UF/IFAS researchers find potential bugs to eat invasive cogongrass
Credit: Courtesy James Cuda, UF/IFAS
GAINESVILLE, Fla. — A few bugs may be able to chew up some cogongrass, a noxious weed that elbows out pasture grass, golf course greens and valuable ecosystems, a University of Florida Institute of Food and Agricultural Sciences researcher says.
A worldwide research team led by UF/IFAS entomology professor James Cuda and retired entomology professor Bill Overholt found species in Japan, East Africa and Indonesia that might help in the battle against cogongrass.

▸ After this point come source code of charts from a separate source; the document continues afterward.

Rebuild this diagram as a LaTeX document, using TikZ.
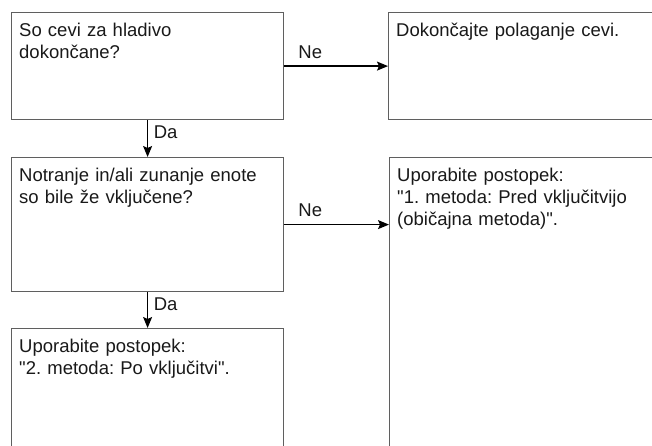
\documentclass[tikz,border=0pt]{standalone}
\usepackage{fontspec}
\setmainfont{Liberation Sans}
\usetikzlibrary{arrows.meta,calc}
\definecolor{BoxClr}{RGB}{95,95,95}
\definecolor{TxtClr}{RGB}{25,25,25}
\frenchspacing

\begin{document}
\begin{tikzpicture}[x=1pt,y=1pt,
  box/.style={draw=BoxClr,line width=1.2pt,inner sep=0pt,anchor=north west},
  txt/.style={anchor=north west,inner sep=0pt,text width=260pt,align=left,
    text=TxtClr,font=\fontsize{18.5}{22}\selectfont},
  lbl/.style={inner sep=0pt,text=TxtClr,font=\fontsize{18.5}{22}\selectfont},
  flow/.style={line width=1.2pt,-{Stealth[length=11pt,width=9pt,inset=2pt]}}]

\useasboundingbox (0,0) rectangle (652,445);
\clip (0,0) rectangle (652,445);

% boxes
\node[box,minimum width=272pt,minimum height=107pt] (cevi) at (11,433) {};
\node[box,minimum width=300pt,minimum height=107pt] (polaganje) at (388,433) {};
\node[box,minimum width=272pt,minimum height=134pt] (enote) at (11,288) {};
\node[box,minimum width=300pt,minimum height=320pt] (metodaI) at (389,288) {};
\node[box,minimum width=272pt,minimum height=150pt] (metodaII) at (11,117) {};

% texts
\node[txt] (tcevi) at ($(cevi.north west)+(8,-8.6)$)
  {\strut So cevi za hladivo\\dokončane?};
\node[txt] (tpolaganje) at ($(polaganje.north west)+(8,-8.6)$)
  {\strut Dokončajte polaganje cevi.};
\node[txt] (tenote) at ($(enote.north west)+(8,-8.6)$)
  {\strut Notranje in/ali zunanje enote\\so bile že vključene?};
\node[txt] (tmetodaI) at ($(metodaI.north west)+(8,-8.6)$)
  {\strut Uporabite postopek:\\\textquotedbl 1. metoda: Pred vključitvijo\\(običajna metoda)\textquotedbl .};
\node[txt] (tmetodaII) at ($(metodaII.north west)+(8,-8.6)$)
  {\strut Uporabite postopek:\\\textquotedbl 2. metoda: Po vključitvi\textquotedbl .};

% connectors
\draw[flow] (cevi.east) -- node[lbl,pos=0,anchor=base west,xshift=13.6pt,yshift=8pt] {Ne} (polaganje.west);
\draw[flow] (cevi.south) -- node[lbl,anchor=base west,xshift=5.6pt] {Da} (enote.north);
\draw[flow] (enote.east) -- node[lbl,pos=0,anchor=base west,xshift=13.6pt,yshift=8pt] {Ne} (enote.east -| metodaI.west);
\draw[flow] (enote.south) -- node[lbl,anchor=base west,xshift=5.6pt] {Da} (metodaII.north);

\end{tikzpicture}
\end{document}
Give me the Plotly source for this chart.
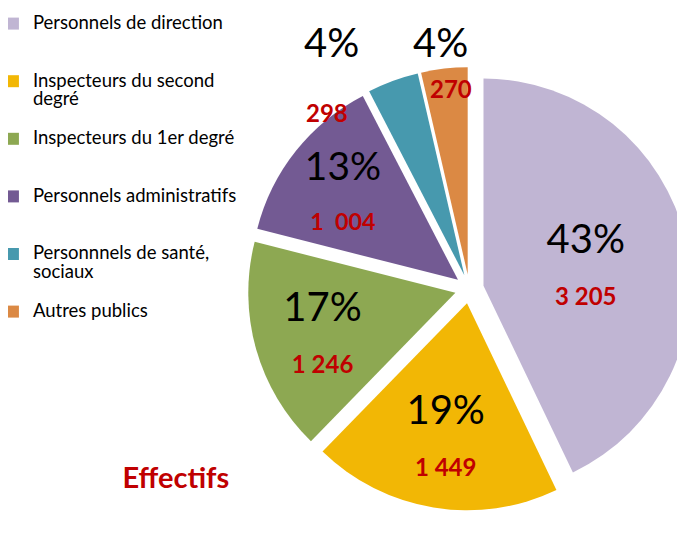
import plotly.graph_objects as go

labels = ["Personnels de direction", "Inspecteurs du second degré", "Inspecteurs du 1er degré",
          "Personnels administratifs", "Personnnels de santé, sociaux", "Autres publics"]
legend_lines = [["Personnels de direction"],
                ["Inspecteurs du second", "degré"],
                ["Inspecteurs du 1er degré"],
                ["Personnels administratifs"],
                ["Personnnels de santé,", "sociaux"],
                ["Autres publics"]]
values = [3205, 1449, 1246, 1004, 298, 270]
value_labels = ["3 205", "1 449", "1 246", "1  004", "298", "270"]
colors = ["#C0B5D3", "#F2B705", "#8DA852", "#735A93", "#4799AE", "#DB8944"]

RED = "#C00000"
total = sum(values)
pct_labels = ["%d%%" % round(100 * v / total) for v in values]


def legend_name(lines):
    parts = ["<span style='font-size:18.5px'>%s</span>" % t for t in lines]
    while len(parts) < 3:
        parts.append(" ")
    return "<br>".join(parts)


legend_names = [legend_name(l) for l in legend_lines]

# large slices: label inside; the two thin slices get labels placed above them
inside = [v / total > 0.05 for v in values]
templates = [
    ("%{percent:.0%}<br><b><span style='color:" + RED + ";font-size:24px'>%{customdata}</span></b>")
    if ok else "" for ok in inside
]

fig = go.Figure(go.Pie(
    labels=legend_names,
    values=values,
    customdata=value_labels,
    sort=False,
    direction="clockwise",
    rotation=0,
    marker=dict(colors=colors, line=dict(color="white", width=0)),
    pull=[0.07] * 6,
    texttemplate=templates,
    textposition="inside",
    insidetextorientation="horizontal",
    textfont=dict(family="Lato", size=40, color="black"),
    domain=dict(x=[0.35, 0.997], y=[0.033, 0.917]),
    hoverinfo="value+percent",
))

# labels of the thin slices (teal, orange)
small_pos = {4: ((0.472, 0.985), (0.465, 0.835)), 5: ((0.632, 0.985), (0.647, 0.881))}
for i, ((px, py), (vx, vy)) in small_pos.items():
    fig.add_annotation(x=px, y=py, xref="paper", yref="paper", text=pct_labels[i], showarrow=False,
                       font=dict(family="Lato", size=40, color="black"))
    fig.add_annotation(x=vx, y=vy, xref="paper", yref="paper", text="<b>%s</b>" % value_labels[i],
                       showarrow=False, font=dict(family="Lato", size=24, color=RED))

fig.update_layout(
    width=685, height=535,
    paper_bgcolor="white", plot_bgcolor="white",
    margin=dict(l=0, r=0, t=0, b=0, autoexpand=False),
    showlegend=True,
    legend=dict(xref="paper", yref="container", x=-0.022, y=1.0, xanchor="left", yanchor="top",
                valign="top", maxheight=530,
                font=dict(family="Lato", size=14, color="black"),
                bgcolor="rgba(0,0,0,0)", traceorder="normal"),
    title=dict(text="<b>Effectifs</b>", xref="container", yref="container", x=0.245, xanchor="center",
               y=0.121, yanchor="middle",
               font=dict(family="Lato", size=29, color=RED)),
)

fig.write_html("out.html")
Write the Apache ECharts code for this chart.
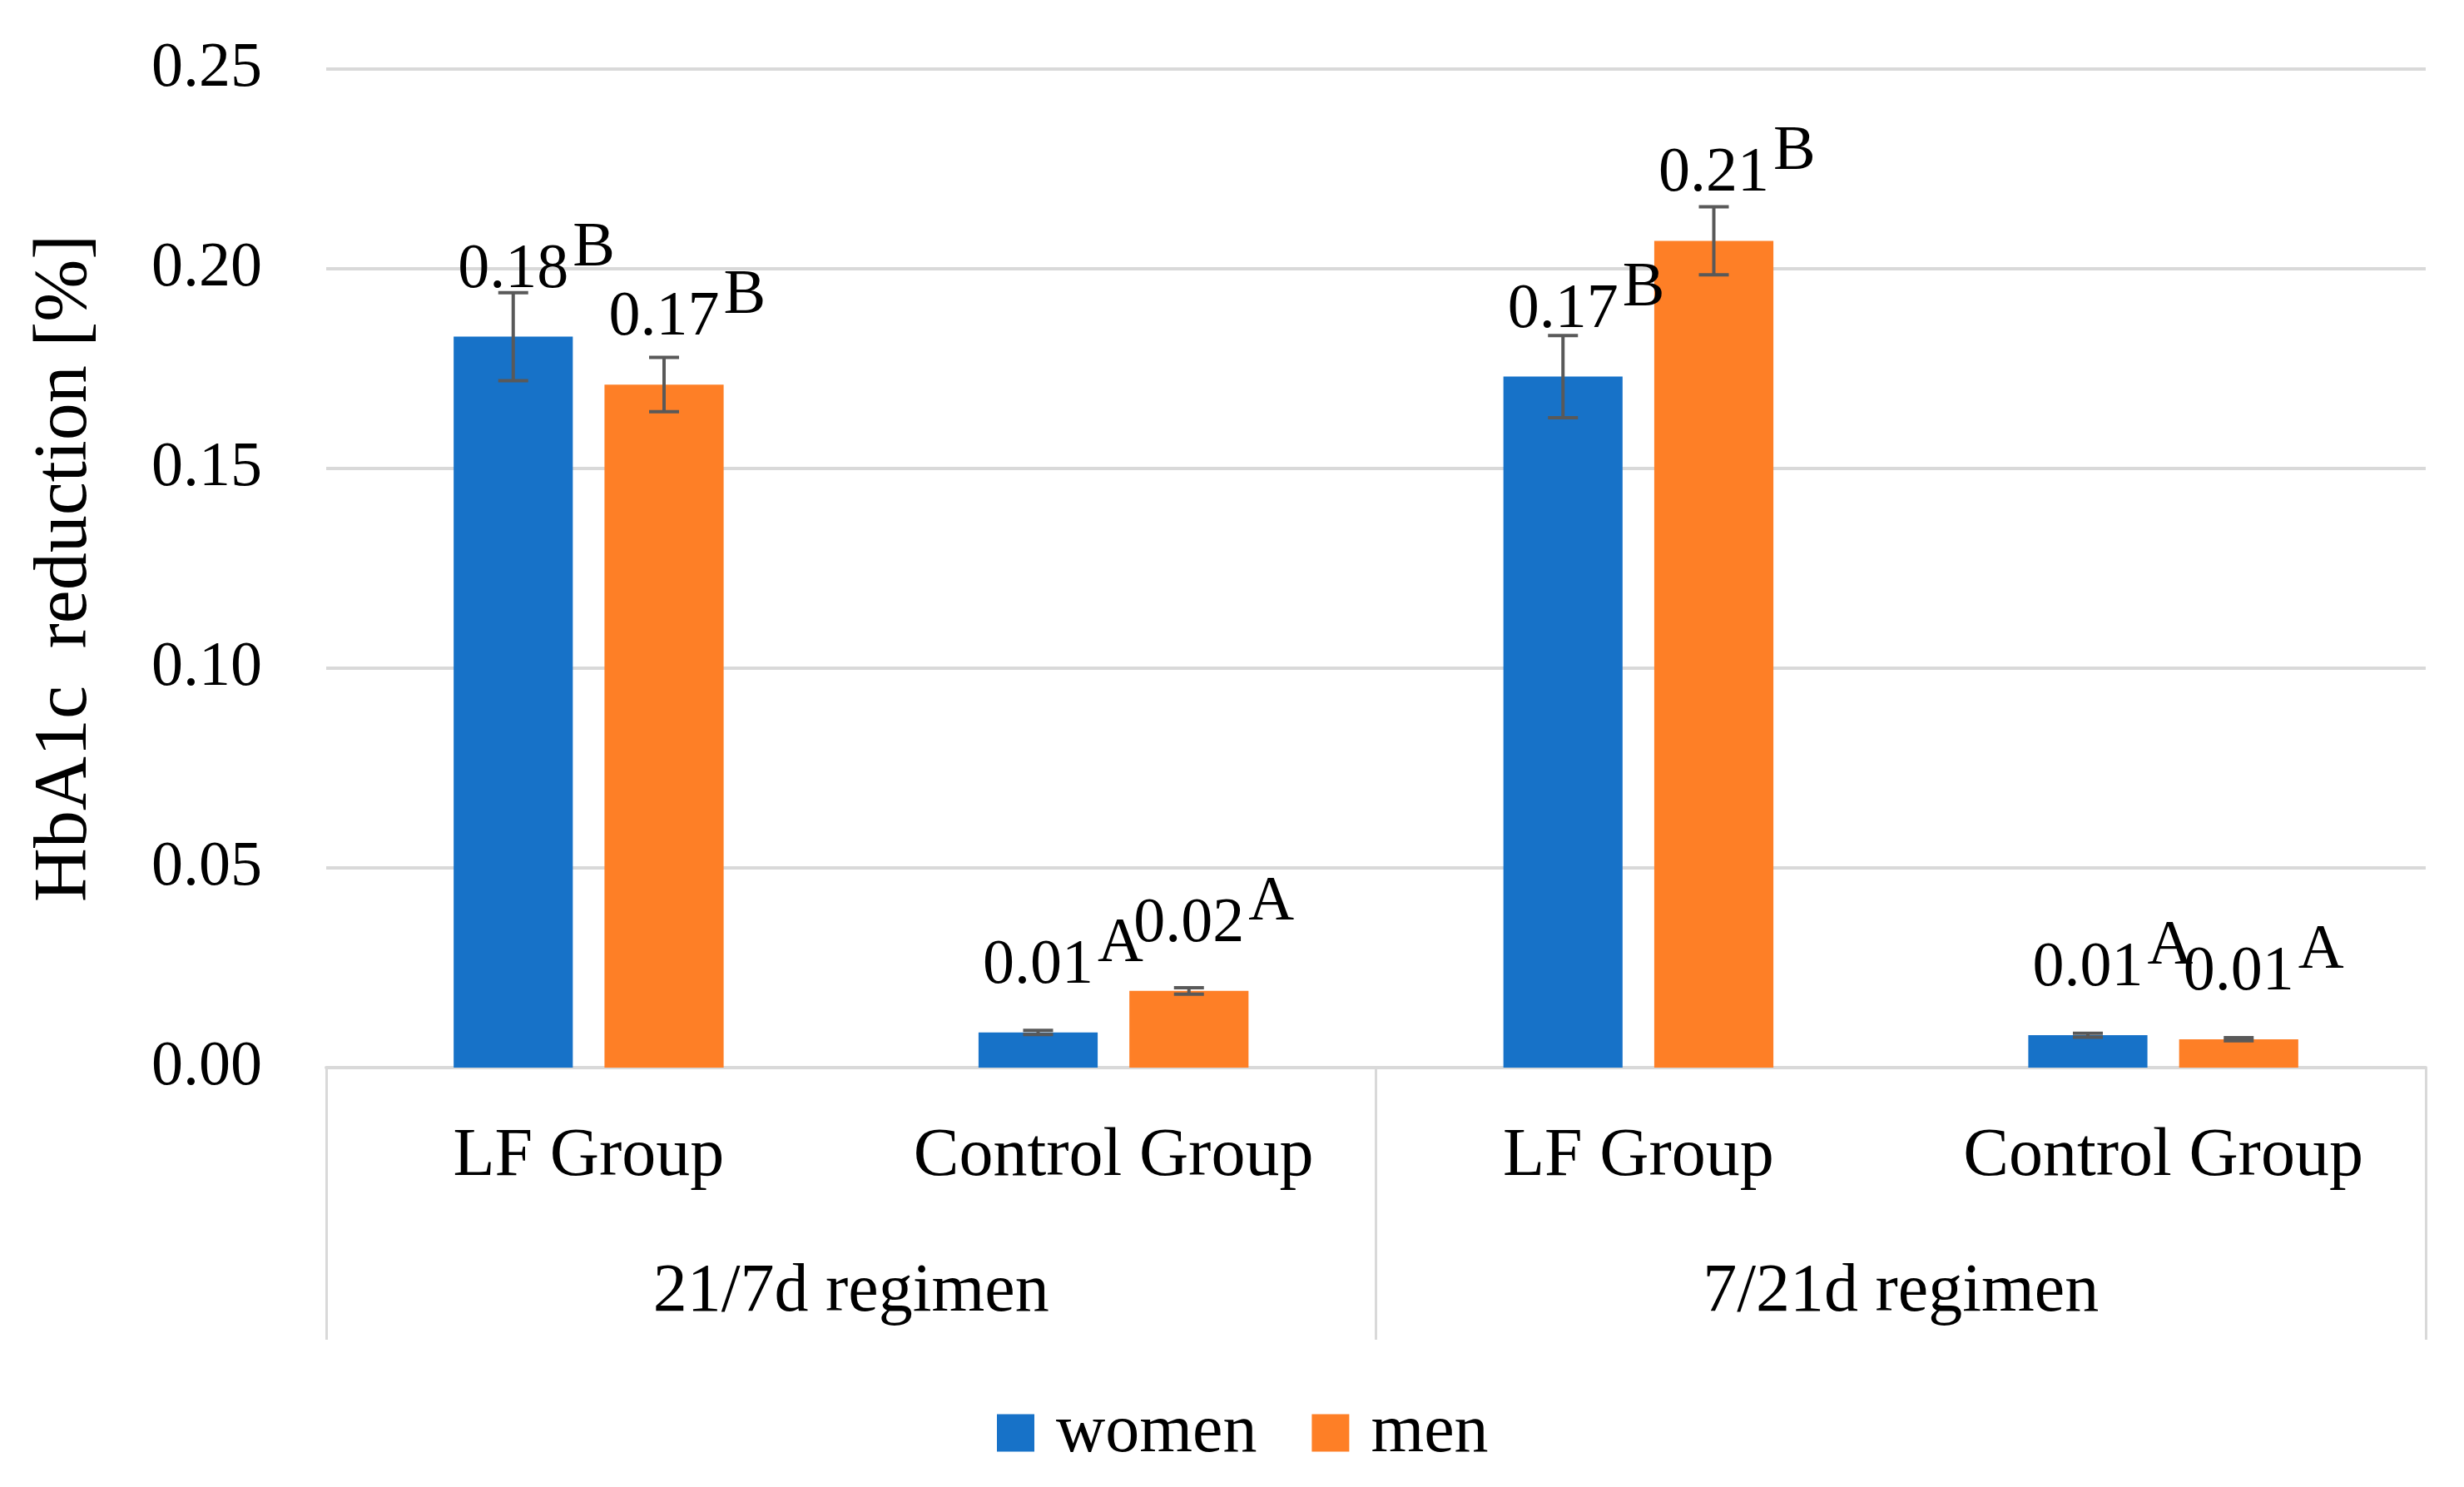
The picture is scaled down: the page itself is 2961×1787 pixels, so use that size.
<!DOCTYPE html>
<html>
<head>
<meta charset="utf-8">
<script src="https://cdn.jsdelivr.net/npm/echarts@6/dist/echarts.min.js"></script>
<style>
html,body{margin:0;padding:0;background:#fff;}
#chart{width:2961px;height:1787px;}
</style>
</head>
<body>
<div id="chart"></div>
<script>
const categories = ['LF Group', 'Control Group', 'LF Group', 'Control Group'];
const groups = ['21/7d regimen', '7/21d regimen'];
const seriesNames = ['women', 'men'];
const womenValues = [0.183, 0.0088, 0.173, 0.0081];
const menValues = [0.171, 0.0192, 0.207, 0.0071];
const womenErrors = [0.011, 0.0005, 0.0103, 0.0005];
const menErrors = [0.0068, 0.0008, 0.0085, 0.0004];
const womenLetters = ['B', 'A', 'B', 'A'];
const menLetters = ['B', 'A', 'B', 'A'];
const yTicks = [0, 0.05, 0.10, 0.15, 0.20, 0.25];

const FONT = 'Liberation Serif';
const BAR_W = 0.227, BAR_GAP = 0.266;
const colors = ['#1772C8', '#FE7F26'];

function errData(vals, errs) {
  return vals.map((v, i) => [i, v - errs[i], v + errs[i]]);
}

function errRender(sign) {
  return function (params, api) {
    const ci = api.value(0);
    const lo = api.coord([ci, api.value(1)]);
    const hi = api.coord([ci, api.value(2)]);
    const band = api.size([1, 0])[0];
    const x = lo[0] + sign * band * BAR_W * (1 + BAR_GAP) / 2;
    const hw = 18;
    const st = { stroke: '#595959', lineWidth: 4 };
    return {
      type: 'group',
      children: [
        { type: 'line', shape: { x1: x, y1: lo[1], x2: x, y2: hi[1] }, style: st },
        { type: 'line', shape: { x1: x - hw, y1: lo[1], x2: x + hw, y2: lo[1] }, style: st },
        { type: 'line', shape: { x1: x - hw, y1: hi[1], x2: x + hw, y2: hi[1] }, style: st }
      ]
    };
  };
}

function labelOpt(letters) {
  return {
    show: true,
    position: 'top',
    distance: 42,
    formatter: p => '{h|' + letters[p.dataIndex] + '}{v|' + p.value.toFixed(2) + '}{s|' + letters[p.dataIndex] + '}',
    rich: {
      v: { fontFamily: FONT, fontSize: 76, lineHeight: 76, color: '#000' },
      s: { fontFamily: FONT, fontSize: 76, lineHeight: 76, color: '#000', padding: [0, 0, 52, 5] },
      h: { fontFamily: FONT, fontSize: 76, lineHeight: 76, color: 'rgba(0,0,0,0)', padding: [0, 5, 52, 0] }
    }
  };
}

const chart = echarts.init(document.getElementById('chart'), null, { renderer: 'canvas' });
chart.setOption({
  animation: false,
  backgroundColor: '#fff',
  grid: { left: 392, right: 46, top: 83, bottom: 504, containLabel: false },
  legend: {
    data: seriesNames,
    left: 1193,
    top: 1676,
    itemWidth: 45,
    itemHeight: 45,
    itemGap: 66,
    icon: 'rect',
    textStyle: { fontFamily: FONT, fontSize: 82, color: '#000', padding: [0, 0, 0, 21] }
  },
  xAxis: [
    {
      type: 'category',
      data: categories,
      position: 'bottom',
      axisLine: { show: true, lineStyle: { color: '#D9D9D9', width: 4 } },
      axisTick: { show: false },
      axisLabel: { fontFamily: FONT, fontSize: 82, lineHeight: 82, color: '#000', margin: 66, interval: 0 },
      splitLine: { show: false }
    },
    {
      type: 'category',
      data: groups,
      position: 'bottom',
      axisLine: { show: false },
      axisTick: { show: true, length: 327, lineStyle: { color: '#D9D9D9', width: 3 } },
      axisLabel: { fontFamily: FONT, fontSize: 82, lineHeight: 82, color: '#000', margin: 229, interval: 0 },
      splitLine: { show: false }
    }
  ],
  yAxis: {
    type: 'value',
    min: yTicks[0],
    max: yTicks[yTicks.length - 1],
    interval: 0.05,
    name: 'HbA1c  reduction [%]',
    nameLocation: 'middle',
    nameRotate: 90,
    nameGap: 268,
    nameTextStyle: { fontFamily: FONT, fontSize: 90, color: '#000' },
    axisLine: { show: false },
    axisTick: { show: false },
    axisLabel: { fontFamily: FONT, fontSize: 76, color: '#000', margin: 77, formatter: v => v.toFixed(2) },
    splitLine: { show: true, lineStyle: { color: '#D9D9D9', width: 4 } }
  },
  series: [
    {
      name: seriesNames[0],
      type: 'bar',
      data: womenValues,
      barWidth: (BAR_W * 100) + '%',
      barGap: (BAR_GAP * 100) + '%',
      itemStyle: { color: colors[0] },
      label: labelOpt(womenLetters),
      z: 2
    },
    {
      name: seriesNames[1],
      type: 'bar',
      data: menValues,
      barWidth: (BAR_W * 100) + '%',
      barGap: (BAR_GAP * 100) + '%',
      itemStyle: { color: colors[1] },
      label: labelOpt(menLetters),
      z: 2
    },
    {
      type: 'custom',
      name: 'womenErr',
      data: errData(womenValues, womenErrors),
      encode: { x: 0, y: [1, 2] },
      renderItem: errRender(-1),
      z: 3,
      silent: true
    },
    {
      type: 'custom',
      name: 'menErr',
      data: errData(menValues, menErrors),
      encode: { x: 0, y: [1, 2] },
      renderItem: errRender(1),
      z: 3,
      silent: true
    }
  ]
});
</script>
</body>
</html>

Among the arthropods they found, Cuda and his team discovered a midge from Indonesia that attacks cogongrass. Cuda and his team are focusing on the Orseolia javanica midge that causes cogongrass to produce linear galls at the expense of leaves. However, when scientists brought the arthropods back to the quarantine facility at the UF/IFAS Indian River Research and Education Center in Fort Pierce, Florida, they did not mate and increase in population.
So, scientists must conduct more research to determine how to rear the midge in the laboratory in order to evaluate its host specificity and impact on cogongrass, a rather ubiquitous weed in Florida and the southeastern U.S., said Cuda, a biological weed control specialist with UF/IFAS.
“This invasive grass infests cattle pastures, golf courses, lawns and also thrives in poor soil conditions such as ditch banks, roadside and railroad rights-of-way as well as reclaimed phosphate mining areas,” he said, adding that it grows quickly and alters the ecology of habitats it invades.
Cogongrass, introduced in the U.S. in the early 1900s as packing material and as livestock forage grass, causes the most expensive losses in pine plantations, where it outcompetes native ground cover and increases the frequency and intensity of fires, Cuda said. It also displaces native vegetation in sand hill communities in Florida.
Currently, cogongrass control is accomplished with mowing and herbicides, which can be costly and are not always effective. Cuda cited a 2009 report that showed the state of Alabama spent $6.3 million of federal stimulus funds exclusively for chemical control of the weed.
“Biological control using natural enemies from the native range of cogongrass has received little attention, and no biological control agents have been introduced anywhere in the world,” Cuda said. “That’s why we are investigating biocontrol agents for cogongrass. Biological control is more sustainable and can be integrated with conventional controls.”
The latest research on biological control of cogongrass appears in the journal Florida Entomologist.